THE HON TANYA PLIBERSEK MP
SHADOW MINISTER FOR EDUCATION & TRAINING
SHADOW MINISTER FOR WOMEN
MEMBER FOR SYDNEY
THE HON BRENDAN O’CONNOR MP
SHADOW MINISTER FOR EMPLOYMENT & WORKPLACE
MEMBER FOR GORTON
ACTION NEEDED TO CLOSE PAY GAP FURTHER
While there are some positive trends in the Workplace Gender Equality Agency’s (WGEA) 2017-18 scorecard that show improvement in the gender pay gap, more action is needed.
The report shows there is still a 21.3 per cent gap in total remuneration and the pay gap is actually growing in some sectors like construction and health.
On average, women still take home $25,000 less each year.
Labor established WGEA and introduced pay equity reporting last time we were in government. It’s great to see that after five years of reporting, the overall gap is narrowing and there are far more employers analysing their pay data.
But it’s important to note that stagnant wages – particularly for men – has been one of the biggest factors in narrowing of the gap. This isn’t how we want to close the gap.
There’s a big gap between employers analysing their pay data and actually doing something about it. Over 40 per cent of employers who did a gender pay audit took no action to close it.
That’s why Labor’s proposal to boost pay transparency is so important. Requiring companies with over 1,000 employees to report their gender pay gap publically will give them an incentive to close their pay gap, not just measure it.
The gender pay gap is one of the most persistent forms of inequality in the Australian economy. Instead of celebrating when it’s trending down and scratching our heads when it creeps up again, we need to take serious action to close the gap.
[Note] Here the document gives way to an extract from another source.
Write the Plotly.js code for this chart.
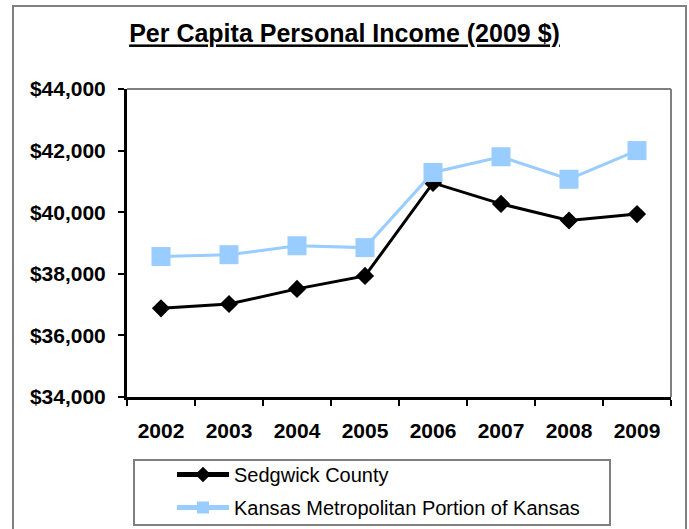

Labor has committed to lead a national push to close the gender pay gap. We will:
- Set staged and progressive targets to close the gender pay gap, and to make an annual progress statement to Parliament;
- Legislate so companies with more than 1000 employees have to report their gender pay gap publicly;
- Change the Fair Work Act to prohibit pay secrecy clauses and give employees the right to disclose (or not disclose) their pay;
- Require WGEA to publish a list that shows whether a company with more than 1,000 employees has undertaken a gender pay gap audit and reported the result to its board; and
- Require all Australian government departments and agencies to conduct gender pay audits within the first year of a Labor Government.
Labor will also pay superannuation to parents when they are on Commonwealth paid parental leave schemes – in recognition that taking time out of the workforce to have children plays a role in women’s financial security in retirement.